Repeat the material below word for word and leave out all pictures.

═══ Given data ═══

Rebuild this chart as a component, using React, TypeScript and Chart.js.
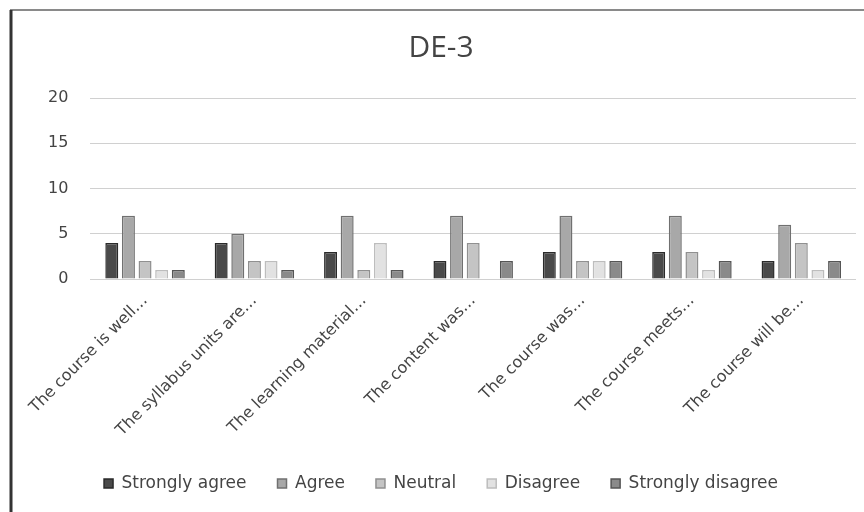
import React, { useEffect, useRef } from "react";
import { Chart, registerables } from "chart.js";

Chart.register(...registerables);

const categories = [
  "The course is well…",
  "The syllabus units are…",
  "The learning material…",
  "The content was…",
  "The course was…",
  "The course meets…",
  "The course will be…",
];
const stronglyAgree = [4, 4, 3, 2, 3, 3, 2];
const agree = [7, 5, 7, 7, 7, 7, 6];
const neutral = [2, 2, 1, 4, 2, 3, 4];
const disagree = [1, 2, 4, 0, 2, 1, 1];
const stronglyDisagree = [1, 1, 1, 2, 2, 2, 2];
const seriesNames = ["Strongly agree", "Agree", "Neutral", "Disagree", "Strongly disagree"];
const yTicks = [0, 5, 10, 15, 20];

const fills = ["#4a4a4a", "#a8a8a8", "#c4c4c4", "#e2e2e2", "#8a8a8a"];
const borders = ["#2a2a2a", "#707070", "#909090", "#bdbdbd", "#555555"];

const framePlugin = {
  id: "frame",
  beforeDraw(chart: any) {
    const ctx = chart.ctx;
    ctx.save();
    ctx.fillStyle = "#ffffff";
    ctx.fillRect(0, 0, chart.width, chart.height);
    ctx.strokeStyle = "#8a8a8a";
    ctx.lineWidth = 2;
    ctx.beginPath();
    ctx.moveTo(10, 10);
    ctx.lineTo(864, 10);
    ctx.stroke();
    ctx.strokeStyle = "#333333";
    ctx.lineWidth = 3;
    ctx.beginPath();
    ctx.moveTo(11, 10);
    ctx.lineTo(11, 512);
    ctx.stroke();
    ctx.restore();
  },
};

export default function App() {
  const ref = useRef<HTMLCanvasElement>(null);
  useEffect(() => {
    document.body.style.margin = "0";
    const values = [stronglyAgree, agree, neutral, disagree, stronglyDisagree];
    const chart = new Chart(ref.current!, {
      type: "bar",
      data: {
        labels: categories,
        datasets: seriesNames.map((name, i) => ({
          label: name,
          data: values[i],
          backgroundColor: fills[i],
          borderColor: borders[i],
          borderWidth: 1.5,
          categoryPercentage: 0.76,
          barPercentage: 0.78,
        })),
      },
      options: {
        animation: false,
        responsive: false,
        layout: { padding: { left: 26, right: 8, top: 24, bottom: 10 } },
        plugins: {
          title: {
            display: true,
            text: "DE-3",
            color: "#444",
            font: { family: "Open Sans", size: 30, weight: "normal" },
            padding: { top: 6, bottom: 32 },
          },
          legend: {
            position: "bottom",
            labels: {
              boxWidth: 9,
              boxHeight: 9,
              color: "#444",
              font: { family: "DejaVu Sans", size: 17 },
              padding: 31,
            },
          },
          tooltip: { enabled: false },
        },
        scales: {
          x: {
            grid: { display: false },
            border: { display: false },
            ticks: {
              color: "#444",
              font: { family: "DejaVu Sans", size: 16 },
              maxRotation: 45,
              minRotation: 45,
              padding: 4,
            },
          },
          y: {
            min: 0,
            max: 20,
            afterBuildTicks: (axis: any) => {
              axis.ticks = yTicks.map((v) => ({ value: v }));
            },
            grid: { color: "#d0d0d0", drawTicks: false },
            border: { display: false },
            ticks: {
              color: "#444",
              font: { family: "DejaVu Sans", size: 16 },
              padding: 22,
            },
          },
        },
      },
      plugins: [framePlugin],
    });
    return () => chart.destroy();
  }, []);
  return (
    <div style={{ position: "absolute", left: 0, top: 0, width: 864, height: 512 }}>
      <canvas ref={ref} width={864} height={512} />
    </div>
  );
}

═══

» **Result below**
Rebuild this chart as a component, using React, TypeScript and Chart.js.
import React, { useEffect, useRef } from "react";
import { Chart, registerables } from "chart.js";

Chart.register(...registerables);

const categories = [
  "The course is well…",
  "The syllabus units are…",
  "The learning material…",
  "The content was…",
  "The course was…",
  "The course meets…",
  "The course will be…",
];
const stronglyAgree = [4, 4, 3, 2, 3, 3, 2];
const agree = [7, 5, 7, 7, 7, 7, 6];
const neutral = [2, 2, 1, 4, 2, 3, 4];
const disagree = [1, 2, 4, 0, 2, 1, 1];
const stronglyDisagree = [1, 1, 1, 2, 2, 2, 2];
const seriesNames = ["Strongly agree", "Agree", "Neutral", "Disagree", "Strongly disagree"];
const yTicks = [0, 5, 10, 15, 20];

const fills = ["#4a4a4a", "#a8a8a8", "#c4c4c4", "#e2e2e2", "#8a8a8a"];
const borders = ["#2a2a2a", "#707070", "#909090", "#bdbdbd", "#555555"];

const framePlugin = {
  id: "frame",
  beforeDraw(chart: any) {
    const ctx = chart.ctx;
    ctx.save();
    ctx.fillStyle = "#ffffff";
    ctx.fillRect(0, 0, chart.width, chart.height);
    ctx.strokeStyle = "#8a8a8a";
    ctx.lineWidth = 2;
    ctx.beginPath();
    ctx.moveTo(10, 10);
    ctx.lineTo(864, 10);
    ctx.stroke();
    ctx.strokeStyle = "#333333";
    ctx.lineWidth = 3;
    ctx.beginPath();
    ctx.moveTo(11, 10);
    ctx.lineTo(11, 512);
    ctx.stroke();
    ctx.restore();
  },
};

export default function App() {
  const ref = useRef<HTMLCanvasElement>(null);
  useEffect(() => {
    document.body.style.margin = "0";
    const values = [stronglyAgree, agree, neutral, disagree, stronglyDisagree];
    const chart = new Chart(ref.current!, {
      type: "bar",
      data: {
        labels: categories,
        datasets: seriesNames.map((name, i) => ({
          label: name,
          data: values[i],
          backgroundColor: fills[i],
          borderColor: borders[i],
          borderWidth: 1.5,
          categoryPercentage: 0.76,
          barPercentage: 0.78,
        })),
      },
      options: {
        animation: false,
        responsive: false,
        layout: { padding: { left: 26, right: 8, top: 24, bottom: 10 } },
        plugins: {
          title: {
            display: true,
            text: "DE-3",
            color: "#444",
            font: { family: "Open Sans", size: 30, weight: "normal" },
            padding: { top: 6, bottom: 32 },
          },
          legend: {
            position: "bottom",
            labels: {
              boxWidth: 9,
              boxHeight: 9,
              color: "#444",
              font: { family: "DejaVu Sans", size: 17 },
              padding: 31,
            },
          },
          tooltip: { enabled: false },
        },
        scales: {
          x: {
            grid: { display: false },
            border: { display: false },
            ticks: {
              color: "#444",
              font: { family: "DejaVu Sans", size: 16 },
              maxRotation: 45,
              minRotation: 45,
              padding: 4,
            },
          },
          y: {
            min: 0,
            max: 20,
            afterBuildTicks: (axis: any) => {
              axis.ticks = yTicks.map((v) => ({ value: v }));
            },
            grid: { color: "#d0d0d0", drawTicks: false },
            border: { display: false },
            ticks: {
              color: "#444",
              font: { family: "DejaVu Sans", size: 16 },
              padding: 22,
            },
          },
        },
      },
      plugins: [framePlugin],
    });
    return () => chart.destroy();
  }, []);
  return (
    <div style={{ position: "absolute", left: 0, top: 0, width: 864, height: 512 }}>
      <canvas ref={ref} width={864} height={512} />
    </div>
  );
}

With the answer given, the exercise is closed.